Yaratılan ranttan yararlanmak için onlarca bebeğin katledilmesi, bir şahsın etrafına topladıklarıyla yaptığı bir şey değildir, olamaz da.
Bugün bu ülkede yaşanan her şey yandaş medya tarafından çok farklı ve bireysel suçlar, çürük elmalar olarak lanse ediliyor. Böylece yaratılan gerçekliğin ve çözümünün de ne olduğunu halka göstermemek için mücadele ediliyor. Çetenin kurucusu olduğu bilenen doktorun geçmişi konuşularak, daha önce dahil olduğu politik yapılar üzerinden karalama kampanyaları yapılarak, gerçekliği yok etmeye, çarpıtmaya çalışıyorlar.
Her yer de durumu magazin konusu haline getirterek içini boşaltıyorlar. Onlarca bebeğin katledildiği bir sağlık sisteminde medya suçlu olarak sadece ve sadece bir kaç kişiyi gösteriyor. Bu doğru değildir bugün bu sistemin gerçekliği, aslında çete olarak nitelendirmek bile sistemin yarattığı gerçekliği yok saymak anlamına geliyor. Onun için çete olarak nitelendirilen yapılar, aslında sistemin ta kendisidir.
Ortada bir çete ve çeteler, sistemin yarattığı kar ve rant politikalarından faydalanan sistemin yarattığı gruplar vardır.

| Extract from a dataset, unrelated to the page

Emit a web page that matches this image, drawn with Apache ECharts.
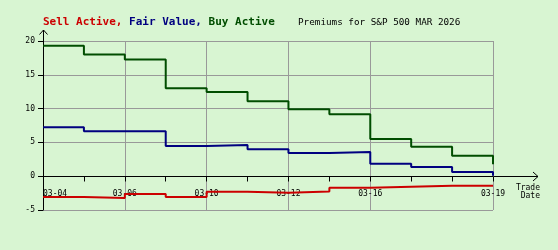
<!DOCTYPE html>
<html>
<head>
<meta charset="utf-8">
<script src="https://cdn.jsdelivr.net/npm/echarts@6/dist/echarts.min.js"></script>
<style>
html,body{margin:0;padding:0;background:#d8f5d2;}
#c{width:558px;height:250px;}
</style>
</head>
<body>
<div id="c"></div>
<script>
var dates = ['03-04','03-05','03-06','03-09','03-10','03-11','03-12','03-13','03-16','03-17','03-18','03-19'];
var sellActive = [-3.09,-3.24,-2.65,-3.09,-2.3,-2.45,-2.25,-1.72,-1.57,-1.42,-1.42,-1.42];
var fairValue = [7.25,6.66,6.66,4.46,4.6,3.97,3.43,3.57,1.86,1.37,0.63,0.05];
var buyActive = [19.3,18.0,17.25,13.0,12.45,11.1,9.9,9.16,5.5,4.35,3.02,1.76];
var yTicks = [-5,0,5,10,15,20];
var labelIdx = [0,2,4,6,8,11];

var mono = 'DejaVu Sans Mono';
var chart = echarts.init(document.getElementById('c'));
function ser(name, data, color){
  return {name:name, type:'line', step:'end', data:data, symbol:'none',
    lineStyle:{color:color, width:2}, itemStyle:{color:color}, animation:false};
}
chart.setOption({
  backgroundColor:'#d8f5d2',
  animation:false,
  title:[{
    left:43, top:17, padding:0,
    text:'{r|Sell Active,} {b|Fair Value,} {g|Buy Active}',
    textStyle:{fontFamily:mono, fontSize:11, fontWeight:'bold',
      rich:{r:{color:'#cc0000',fontFamily:mono,fontSize:11,fontWeight:'bold'},
            b:{color:'#000080',fontFamily:mono,fontSize:11,fontWeight:'bold'},
            g:{color:'#004d00',fontFamily:mono,fontSize:11,fontWeight:'bold'}}}
  },{
    left:298, top:18, padding:0,
    text:'Premiums for S&P 500 MAR 2026',
    textStyle:{fontFamily:mono, fontSize:9.3, fontWeight:'normal', color:'#000'}
  }],
  grid:{left:43, right:65, top:41, bottom:40},
  xAxis:{
    type:'category', data:dates, boundaryGap:false, offset:-33.5,
    name:'Trade\nDate', nameLocation:'end', nameGap:47,
    nameTextStyle:{fontFamily:mono, fontSize:8, color:'#000', align:'right', verticalAlign:'top', lineHeight:8, padding:[7,0,0,0]},
    axisLine:{onZero:false, lineStyle:{color:'#000', width:1}},
    axisTick:{show:true, interval:0, length:5, lineStyle:{color:'#000'}},
    axisLabel:{interval:function(i){return labelIdx.indexOf(i)>=0;}, margin:13,
      fontFamily:mono, fontSize:8, color:'#000', alignMinLabel:'left'},
    splitLine:{show:true, interval:function(i){return i>0 && labelIdx.indexOf(i)>=0;}, lineStyle:{color:'#999', width:1}}
  },
  yAxis:{
    type:'value', min:yTicks[0], max:yTicks[yTicks.length-1], interval:5,
    axisLine:{show:true, lineStyle:{color:'#000', width:1}},
    axisTick:{show:true, length:5, lineStyle:{color:'#000'}},
    axisLabel:{fontFamily:mono, fontSize:8, color:'#000', margin:8},
    splitLine:{show:true, lineStyle:{color:'#999', width:1}}
  },
  graphic:[
    {type:'polyline', silent:true, shape:{points:[[493,176.5],[538,176.5]]}, style:{stroke:'#000', lineWidth:1, fill:null}},
    {type:'polyline', silent:true, shape:{points:[[533,172],[538,176.5],[533,181]]}, style:{stroke:'#000', lineWidth:1, fill:null}},
    {type:'polyline', silent:true, shape:{points:[[43.5,41],[43.5,30]]}, style:{stroke:'#000', lineWidth:1, fill:null}},
    {type:'polyline', silent:true, shape:{points:[[39.5,34.5],[43.5,30],[47.5,34.5]]}, style:{stroke:'#000', lineWidth:1, fill:null}}
  ],
  series:[ser('Sell Active', sellActive, '#cc0000'), ser('Fair Value', fairValue, '#000080'), ser('Buy Active', buyActive, '#004d00')]
});
</script>
</body>
</html>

Çete diyerek onların kendilerinden olmadığını söylemeye çalışanlar bilsin ki biz gerçeği biliyoruz. Bebeklerimizi katleden çeteler değil sizin yarattığınız ucube sağlık sisteminin ta kendisidir. Bugün bebekler üzerinden ortaya çıkan gerçekliğiniz, sağlık sisteminden tutunda hukuk sisteminize, inşa ettiğiniz tüm sistemlerde aynı durum söz konusu ve ortadadır. Bunlara vereceğimiz o kadar çok örnek var ki hangisini yazsak, bir diğeri eksik kalır. Özelleştirme adı altında bir grup asalağı zenginleştirme politikalarınız her geçen gün tüm gerçekleri ile ortaya çıkıyor.
Bilin ki artık mızraklarınız taşıdığınız çuvallara sığmıyor.